A imagem da fotografia também nos apresenta uma cena solene, quase teatral: no centro, encontra-se uma mulher branca, a princesa Isabel, a qual, dias antes, havia assinado a Lei Áurea. Ela está cercada por seus convidados, a maioria homens brancos, supostamente, autoridades do Império. São poucas as mulheres presentes na cena e a grande maioria dos presentes são pessoas brancas, à exceção de dois homens negros que aparecem no canto (à direita da princesa) e do próprio Machado de Assis, escritor proeminente que, no entanto, quase desaparece por detrás dos outros convidados. A tensão que se instaura entre a fotografia e o texto literário é que, enquanto o romance demonstra como o mesmo Estado brasileiro - que defendia os interesses da classe dominante escravista, castigando e punindo os escravizados -, está agora sendo o agente da Abolição da escravatura. Tal processo ocorreu devido a uma série de condições históricas que forçaram a Monarquia a contrariar os interesses dos escravocratas e declarar a Abolição. Entretanto, tal processo ocorreu à revelia da população afrobrasileira, a qual foi excluída dessas decisões e, além disso, foi alijada da cidadania nos anos seguintes à sua libertação. Dessa forma, a presença de dois homens negros no canto da imagem ilustra a marginalização dessa população por parte do Estado brasileiro nesse contexto histórico.

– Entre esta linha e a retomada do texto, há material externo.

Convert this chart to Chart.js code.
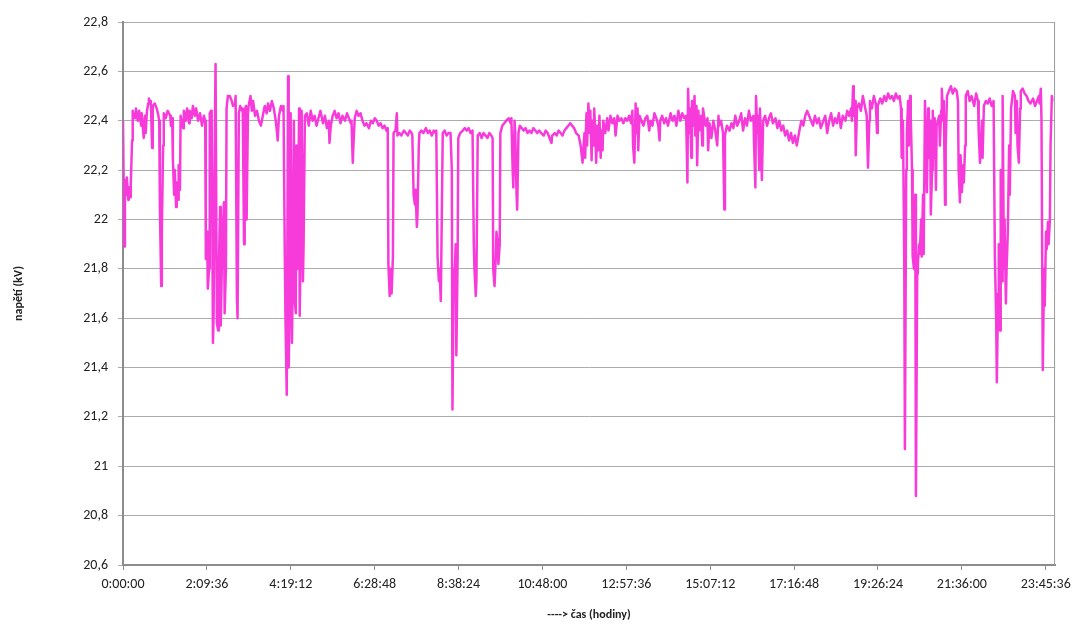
<!DOCTYPE html>
<html>
<head>
<meta charset="utf-8">
<script src="https://cdn.jsdelivr.net/npm/chart.js@4"></script>
<style>
  html, body { margin: 0; background: #fff; }
</style>
</head>
<body>
<canvas id="myChart" width="1077" height="624"></canvas>
<script>
// time of each reading, minutes after midnight
let minutes = [
  0, 2, 3, 5, 6, 8, 9, 11, 12, 14,
  15, 19, 20, 23, 25, 28, 29, 32, 34, 35,
  37, 39, 40, 42, 43, 45, 46, 49, 52, 54,
  56, 57, 59, 60, 62, 63, 66, 69, 73, 74,
  76, 77, 79, 80, 82, 83, 85, 86, 88, 89,
  93, 94, 97, 99, 102, 103, 106, 108, 111, 113,
  116, 119, 122, 125, 127, 128, 130, 131, 133, 134,
  136, 137, 139, 140, 142, 143, 145, 147, 148, 150,
  151, 153, 154, 156, 157, 159, 160, 162, 165, 168,
  170, 173, 174, 176, 177, 179, 181, 184, 185, 187,
  188, 190, 191, 193, 194, 197, 199, 201, 204, 207,
  210, 213, 216, 219, 222, 224, 227, 230, 233, 236,
  238, 239, 241, 244, 247, 248, 250, 251, 253, 255,
  256, 258, 259, 261, 262, 264, 265, 267, 268, 270,
  272, 273, 275, 276, 278, 279, 281, 284, 287, 290,
  293, 296, 299, 302, 305, 309, 312, 315, 318, 319,
  321, 324, 327, 330, 333, 336, 339, 343, 346, 349,
  352, 353, 355, 356, 358, 361, 364, 367, 370, 373,
  376, 380, 383, 386, 389, 392, 395, 398, 401, 404,
  407, 409, 410, 412, 413, 415, 417, 418, 421, 423,
  424, 427, 430, 434, 437, 440, 443, 446, 447, 449,
  451, 452, 454, 455, 457, 458, 461, 464, 468, 471,
  474, 477, 480, 483, 484, 486, 488, 489, 491, 492,
  494, 497, 500, 503, 506, 508, 509, 511, 512, 514,
  515, 517, 518, 521, 525, 528, 531, 534, 537, 540,
  542, 543, 545, 546, 548, 551, 554, 557, 560, 563,
  566, 569, 571, 572, 574, 576, 577, 579, 580, 582,
  583, 586, 589, 592, 596, 599, 600, 602, 603, 605,
  606, 608, 609, 611, 613, 616, 619, 622, 625, 628,
  631, 634, 637, 640, 643, 646, 650, 653, 656, 659,
  662, 663, 667, 670, 673, 676, 679, 682, 685, 688,
  691, 694, 697, 700, 704, 707, 710, 711, 713, 714,
  716, 717, 719, 721, 722, 724, 725, 727, 728, 730,
  731, 733, 734, 736, 738, 739, 741, 742, 745, 748,
  750, 753, 756, 759, 761, 764, 767, 770, 773, 776,
  779, 782, 785, 787, 788, 790, 792, 793, 795, 796,
  798, 801, 804, 807, 810, 813, 815, 818, 821, 824,
  827, 829, 830, 833, 836, 839, 842, 846, 849, 852,
  855, 858, 861, 864, 867, 870, 872, 873, 875, 876,
  878, 879, 881, 883, 884, 886, 887, 889, 890, 893,
  895, 896, 900, 903, 904, 906, 909, 912, 915, 918,
  920, 921, 924, 927, 929, 930, 933, 937, 940, 943,
  946, 949, 952, 955, 958, 961, 964, 967, 970, 974,
  975, 977, 978, 980, 981, 983, 984, 986, 987, 989,
  992, 995, 998, 1001, 1004, 1008, 1011, 1014, 1017, 1020,
  1023, 1026, 1029, 1032, 1035, 1038, 1041, 1045, 1048, 1051,
  1054, 1057, 1060, 1063, 1066, 1069, 1072, 1075, 1078, 1082,
  1085, 1088, 1091, 1094, 1097, 1100, 1103, 1106, 1109, 1112,
  1116, 1119, 1122, 1125, 1126, 1128, 1129, 1131, 1132, 1134,
  1137, 1140, 1143, 1146, 1149, 1151, 1153, 1154, 1157, 1160,
  1163, 1165, 1166, 1170, 1173, 1176, 1179, 1182, 1185, 1188,
  1191, 1194, 1197, 1200, 1202, 1203, 1205, 1207, 1208, 1210,
  1211, 1213, 1214, 1216, 1217, 1219, 1220, 1222, 1224, 1225,
  1227, 1228, 1230, 1231, 1233, 1234, 1236, 1237, 1239, 1241,
  1242, 1244, 1245, 1247, 1248, 1250, 1251, 1253, 1254, 1256,
  1257, 1261, 1262, 1264, 1265, 1267, 1268, 1270, 1271, 1273,
  1276, 1279, 1282, 1285, 1288, 1290, 1291, 1293, 1294, 1296,
  1298, 1299, 1301, 1302, 1305, 1308, 1311, 1315, 1318, 1321,
  1322, 1324, 1325, 1327, 1328, 1330, 1333, 1336, 1339, 1342,
  1345, 1347, 1349, 1350, 1352, 1353, 1355, 1356, 1358, 1359,
  1361, 1362, 1364, 1365, 1367, 1369, 1370, 1372, 1375, 1378,
  1379, 1381, 1382, 1384, 1386, 1387, 1390, 1393, 1396, 1399,
  1402, 1406, 1409, 1412, 1415, 1416, 1418, 1419, 1421, 1423,
  1424, 1426, 1427, 1429, 1430, 1432, 1433, 1435, 1436
];
// napeti in kV, same order as minutes
let kv = [
  22.40, 21.89, 22.16, 22.10, 22.17, 22.08, 22.13, 22.09, 22.14, 22.32,
  22.44, 22.41, 22.45, 22.40, 22.44, 22.38, 22.43, 22.33, 22.42, 22.35,
  22.44, 22.47, 22.49, 22.47, 22.48, 22.29, 22.46, 22.47, 22.45, 22.43,
  22.40, 22.05, 21.73, 21.95, 22.30, 22.43, 22.41, 22.44, 22.42, 22.38,
  22.41, 22.25, 22.10, 22.20, 22.05, 22.15, 22.08, 22.22, 22.12, 22.42,
  22.37, 22.44, 22.40, 22.45, 22.39, 22.44, 22.41, 22.46, 22.42, 22.45,
  22.40, 22.43, 22.38, 22.42, 22.40, 21.84, 21.95, 21.72, 21.80, 22.43,
  22.44, 22.41, 21.50, 21.62, 22.40, 22.63, 21.58, 21.55, 21.80, 22.05,
  21.57, 21.85, 21.95, 22.07, 21.62, 21.80, 22.45, 22.50, 22.50, 22.48,
  22.46, 22.47, 22.50, 21.68, 21.60, 22.43, 22.46, 22.44, 22.45, 21.90,
  22.44, 22.46, 22.00, 22.42, 22.46, 22.50, 22.44, 22.48, 22.42, 22.44,
  22.40, 22.38, 22.42, 22.46, 22.43, 22.47, 22.44, 22.48, 22.45, 22.40,
  22.35, 22.32, 22.42, 22.46, 22.44, 22.46, 21.85, 21.60, 21.29, 22.58,
  21.40, 21.75, 22.43, 21.50, 21.70, 22.40, 21.68, 21.62, 22.30, 21.80,
  22.45, 21.61, 22.00, 22.44, 21.75, 21.90, 22.42, 22.43, 22.38, 22.44,
  22.40, 22.42, 22.38, 22.41, 22.44, 22.39, 22.42, 22.37, 22.40, 22.31,
  22.38, 22.42, 22.44, 22.41, 22.43, 22.39, 22.42, 22.40, 22.43, 22.41,
  22.39, 22.40, 22.23, 22.30, 22.41, 22.44, 22.42, 22.43, 22.40, 22.38,
  22.39, 22.37, 22.40, 22.39, 22.41, 22.40, 22.38, 22.39, 22.37, 22.38,
  22.36, 22.37, 21.82, 21.69, 21.80, 21.70, 21.85, 22.35, 22.36, 22.43,
  22.34, 22.35, 22.34, 22.36, 22.35, 22.34, 22.36, 22.35, 22.34, 22.10,
  22.06, 22.12, 21.97, 22.02, 22.30, 22.35, 22.36, 22.35, 22.37, 22.35,
  22.36, 22.34, 22.36, 22.35, 22.36, 21.85, 21.75, 21.80, 21.67, 21.90,
  22.35, 22.36, 22.34, 22.35, 22.35, 22.20, 21.23, 21.80, 21.75, 21.90,
  21.45, 21.85, 22.33, 22.35, 22.36, 22.37, 22.36, 22.37, 22.35, 22.36,
  21.90, 21.80, 21.69, 21.75, 22.34, 22.35, 22.33, 22.35, 22.34, 22.33,
  22.35, 22.34, 22.33, 21.80, 21.73, 21.85, 21.95, 21.90, 21.82, 21.90,
  22.35, 22.38, 22.39, 22.40, 22.41, 22.39, 22.41, 22.20, 22.13, 22.40,
  22.35, 22.10, 22.04, 22.35, 22.38, 22.37, 22.36, 22.37, 22.35, 22.36,
  22.35, 22.37, 22.36, 22.35, 22.36, 22.35, 22.34, 22.36, 22.35, 22.33,
  22.31, 22.34, 22.35, 22.34, 22.36, 22.35, 22.34, 22.36, 22.37, 22.38,
  22.39, 22.38, 22.37, 22.35, 22.34, 22.30, 22.23, 22.28, 22.35, 22.25,
  22.43, 22.30, 22.47, 22.35, 22.44, 22.24, 22.40, 22.30, 22.45, 22.33,
  22.23, 22.38, 22.28, 22.42, 22.25, 22.36, 22.28, 22.40, 22.35, 22.41,
  22.36, 22.42, 22.39, 22.41, 22.34, 22.42, 22.40, 22.41, 22.39, 22.41,
  22.40, 22.42, 22.39, 22.44, 22.30, 22.23, 22.47, 22.35, 22.45, 22.28,
  22.42, 22.40, 22.38, 22.41, 22.42, 22.36, 22.40, 22.38, 22.43, 22.41,
  22.38, 22.32, 22.40, 22.42, 22.39, 22.41, 22.38, 22.43, 22.40, 22.42,
  22.38, 22.44, 22.40, 22.43, 22.41, 22.42, 22.15, 22.53, 22.35, 22.45,
  22.25, 22.48, 22.38, 22.50, 22.34, 22.46, 22.22, 22.44, 22.36, 22.42,
  22.30, 22.45, 22.38, 22.41, 22.28, 22.39, 22.33, 22.40, 22.36, 22.30,
  22.42, 22.38, 22.40, 22.35, 22.04, 22.34, 22.38, 22.36, 22.39, 22.37,
  22.42, 22.38, 22.40, 22.43, 22.36, 22.41, 22.38, 22.44, 22.40, 22.42,
  22.30, 22.13, 22.50, 22.35, 22.42, 22.20, 22.45, 22.30, 22.16, 22.40,
  22.42, 22.38, 22.41, 22.43, 22.39, 22.41, 22.37, 22.40, 22.36, 22.38,
  22.34, 22.36, 22.32, 22.35, 22.31, 22.34, 22.30, 22.36, 22.40, 22.38,
  22.42, 22.44, 22.42, 22.40, 22.38, 22.42, 22.39, 22.41, 22.37, 22.40,
  22.42, 22.35, 22.40, 22.43, 22.38, 22.41, 22.39, 22.43, 22.37, 22.42,
  22.40, 22.44, 22.42, 22.45, 22.40, 22.54, 22.42, 22.48, 22.26, 22.45,
  22.47, 22.44, 22.50, 22.46, 22.42, 22.21, 22.40, 22.48, 22.45, 22.50,
  22.47, 22.35, 22.46, 22.49, 22.47, 22.50, 22.48, 22.51, 22.49, 22.50,
  22.48, 22.51, 22.49, 22.50, 22.45, 22.25, 22.40, 21.83, 21.07, 22.20,
  22.35, 22.48, 22.30, 22.50, 22.42, 22.20, 21.85, 21.80, 22.10, 20.88,
  21.78, 21.82, 21.90, 21.86, 22.00, 21.85, 22.10, 21.86, 22.48, 22.30,
  22.11, 22.45, 22.25, 22.40, 22.02, 22.20, 22.44, 22.25, 22.41, 22.12,
  22.38, 22.42, 22.30, 22.44, 22.53, 22.40, 22.48, 22.06, 22.30, 22.50,
  22.52, 22.54, 22.51, 22.53, 22.52, 22.48, 22.20, 22.07, 22.26, 22.11,
  22.22, 22.15, 22.30, 22.50, 22.52, 22.48, 22.50, 22.46, 22.51, 22.48,
  22.35, 22.23, 22.30, 22.40, 22.25, 22.46, 22.48, 22.47, 22.49, 22.46,
  22.48, 21.85, 21.60, 21.34, 21.70, 21.90, 21.55, 22.20, 21.75, 22.50,
  21.80, 22.00, 21.66, 21.79, 21.95, 22.30, 22.10, 22.45, 22.52, 22.50,
  22.35, 22.48, 22.30, 22.23, 22.45, 22.52, 22.53, 22.51, 22.50, 22.48,
  22.47, 22.49, 22.46, 22.48, 22.50, 22.47, 22.53, 22.40, 21.39, 21.80,
  21.65, 21.95, 21.88, 21.99, 21.90, 22.00, 22.30, 22.50, 22.48
];
let xTickLabels = ['0:00:00', '2:09:36', '4:19:12', '6:28:48', '8:38:24', '10:48:00',
  '12:57:36', '15:07:12', '17:16:48', '19:26:24', '21:36:00', '23:45:36'];
let yTicks = [20.6, 20.8, 21, 21.2, 21.4, 21.6, 21.8, 22, 22.2, 22.4, 22.6, 22.8];

function toMinutes(label){
  let p = label.split(':').map(Number);
  return p[0] * 60 + p[1] + p[2] / 60;
}

let points = minutes.map((m, i) => ({x: m, y: kv[i]}));

// right edge of the plot frame
const frameRight = {
  id: 'frameRight',
  beforeDatasetsDraw(chart){
    let a = chart.chartArea;
    let c = chart.ctx;
    c.save();
    c.strokeStyle = '#9a9a9a';
    c.lineWidth = 1;
    c.beginPath();
    c.moveTo(a.right - 0.5, a.top);
    c.lineTo(a.right - 0.5, a.bottom);
    c.stroke();
    c.restore();
  }
};

Chart.defaults.font.family = 'Carlito, Lato, sans-serif';
Chart.defaults.color = '#222';

let ctx = document.getElementById('myChart').getContext('2d');
let myChart = new Chart(ctx, {
  type: 'line',
  data: {
    datasets: [{
      label: 'napětí',
      data: points,
      borderColor: '#f73bdb',
      borderWidth: 2.5,
      borderJoinStyle: 'round',
      pointRadius: 0,
      tension: 0,
      fill: false
    }]
  },
  options: {
    responsive: false,
    animation: false,
    plugins: {
      legend: { display: false },
      tooltip: { enabled: false }
    },
    layout: { padding: { left: 4, top: 22, right: 21, bottom: 2 } },
    scales: {
      x: {
        type: 'linear',
        min: 0,
        max: 1440,
        afterBuildTicks: scale => {
          scale.ticks = xTickLabels.map(l => ({value: toMinutes(l)}));
        },
        afterFit: scale => { scale.height = 57; },
        ticks: {
          autoSkip: false,
          maxRotation: 0,
          padding: 6,
          font: { size: 14 },
          callback: (value, index) => xTickLabels[index]
        },
        grid: {
          drawOnChartArea: false,
          drawTicks: true,
          tickLength: 5,
          color: '#8c8c8c'
        },
        border: { color: '#8c8c8c', width: 2 },
        title: {
          display: true,
          text: '----> čas (hodiny)',
          font: { size: 12, weight: 'bold' },
          padding: { top: 4, bottom: 0 }
        }
      },
      y: {
        min: 20.6,
        max: 22.8,
        afterBuildTicks: scale => {
          scale.ticks = yTicks.map(v => ({value: v}));
        },
        afterFit: scale => { scale.width = 119; },
        ticks: {
          padding: 10,
          font: { size: 14 },
          callback: value => String(Number(value.toFixed(1))).replace('.', ',')
        },
        grid: {
          color: '#acacac',
          lineWidth: 1,
          tickLength: 5
        },
        border: { color: '#8c8c8c', width: 2 },
        title: {
          display: true,
          text: 'napětí (kV)',
          font: { size: 12, weight: 'bold' },
          padding: { top: 8, bottom: 0 }
        }
      }
    }
  },
  plugins: [frameRight]
});
</script>
</body>
</html>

Vale destacar também a imagem do próprio Machado de Assis, cuja obra retrata de maneira ácida, crítica e irônica essas contradições do período. Considerado o mais importante autor do país, ele foi, ao longo de décadas, objeto de um processo de embranquecimento que visava apagar sua identidade afrobrasileira. Esse processo pode ser notado na fotografia, na qual ele quase que desaparece, ofuscado por outros integrantes da cena – homens brancos – que ocupam posição de destaque. Esse apagamento é tão marcante que foi necessário circular a imagem do autor para que ele pudesse ser visto.